Search code examples
sqlsql-servert-sqldata-profiling

Validation for columns work very slow (SQL Server)


I want to perform data profiling on the columns of a table. In this particular case - what percentage of data is date/integer/numeric/bit. The query that I am using:

SELECT 
CAST(SUM(CASE WHEN TRY_CAST([column1] AS date) IS NOT NULL AND TRY_CAST(TRY_CAST([column1] AS VARCHAR(8000)) AS date) between '1950-01-01' AND '2049-12-31' AND LEN(RTRIM(CAST([column1] AS VARCHAR(MAX)))) > 0 THEN 1 ELSE 0 END) AS NUMERIC(25,2))/(CAST(SUM(CASE WHEN [column1] IS NOT NULL AND LOWER(LTRIM(RTRIM(CAST([column1] AS VARCHAR(MAX))))) not IN ('null', 'n/a') AND LEN(LTRIM(RTRIM(CAST([column1] AS VARCHAR(MAX))))) > 0 THEN 1 ELSE 0 END) AS NUMERIC(25,2))+0.00000001) AS PercentDate,
    CAST(SUM(CASE WHEN TRY_CAST([column1] AS FLOAT) IS NOT NULL AND LEN(RTRIM(CAST([column1] AS VARCHAR(MAX)))) > 0 THEN 1 ELSE 0 END) AS NUMERIC(25,2))/(CAST(SUM(CASE WHEN [column1] IS NOT NULL AND LOWER(LTRIM(RTRIM(CAST([column1] AS VARCHAR(MAX))))) not IN ('null', 'n/a') AND LEN(LTRIM(RTRIM(CAST([column1] AS VARCHAR(MAX))))) > 0 THEN 1 ELSE 0 END) AS NUMERIC(25,2))+0.00000001) AS PercentNumeric,
    CAST(SUM(CASE WHEN TRY_CAST([column1] AS BIGINT) IS NOT NULL AND LEN(RTRIM(CAST([column1] AS VARCHAR(MAX)))) > 0 THEN 1 ELSE 0 END) AS NUMERIC(25,2))/(CAST(SUM(CASE WHEN [column1] IS NOT NULL AND LOWER(LTRIM(RTRIM(CAST([column1] AS VARCHAR(MAX))))) not IN ('null', 'n/a') AND LEN(LTRIM(RTRIM(CAST([column1] AS VARCHAR(MAX))))) > 0 THEN 1 ELSE 0 END) AS NUMERIC(25,2))+0.00000001) AS PercentInteger,
    CAST(SUM(CASE WHEN LOWER(TRY_CAST([column1] AS VARCHAR(MAX))) IN ('1', '0', 't', 'f', 'y', 'n', 'true', 'false', 'yes', 'no') THEN 1 ELSE 0 END) AS NUMERIC(25,2))/(CAST(SUM(CASE WHEN [column1] IS NOT NULL AND LOWER(LTRIM(RTRIM(CAST([column1] AS VARCHAR(MAX))))) not IN ('null', 'n/a') AND LEN(LTRIM(RTRIM(CAST([column1] AS VARCHAR(MAX))))) > 0 THEN 1 ELSE 0 END) AS NUMERIC(25,2))+0.00000001) AS PercentBit
    FROM tbl

This query works really slow even if I choose only top 1 row.

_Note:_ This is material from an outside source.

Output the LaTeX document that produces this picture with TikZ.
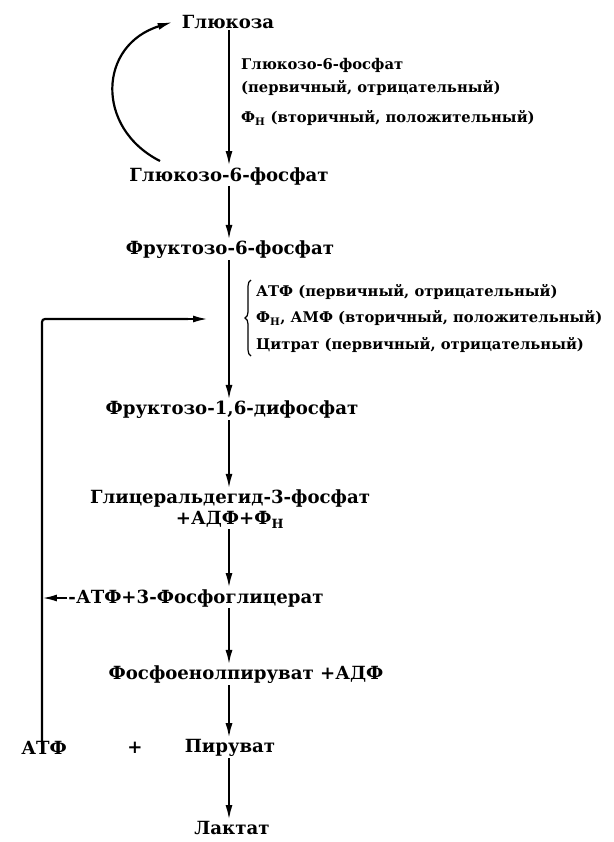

Actually I am not able to get any result, or at least I cannot wait such a long time. The column that I am checking is of type decimal if this is of any importance.

enter image description here

The number of records in the table is: 37,431,866. This is why I choose only top 1000 for example, but still does not load any result for more than 40 minutes


Solution

  • If you want this to run faster, then you don't want to limit the rows in the query you are using. After all, an aggregation query with no GROUP BY only returns one row.

    Instead use a subquery:

    SELECT . . .
    FROM (SELECT TOP (1000) t.*
          FROM tbl t
         ) t
    

    Note that this is not a random sample. And if you attempt ORDER BY newid() you will kill performance. One alternative to get an approximate n% sample is to use logic like this:

    SELECT . . .
    FROM (SELECT TOP (1000) t.*
          FROM tbl t
          WHERE RAND(CHECKSUM(NEWID())) < 0.001
         ) t
    

    The 0.001 would be about a 0.1% sample.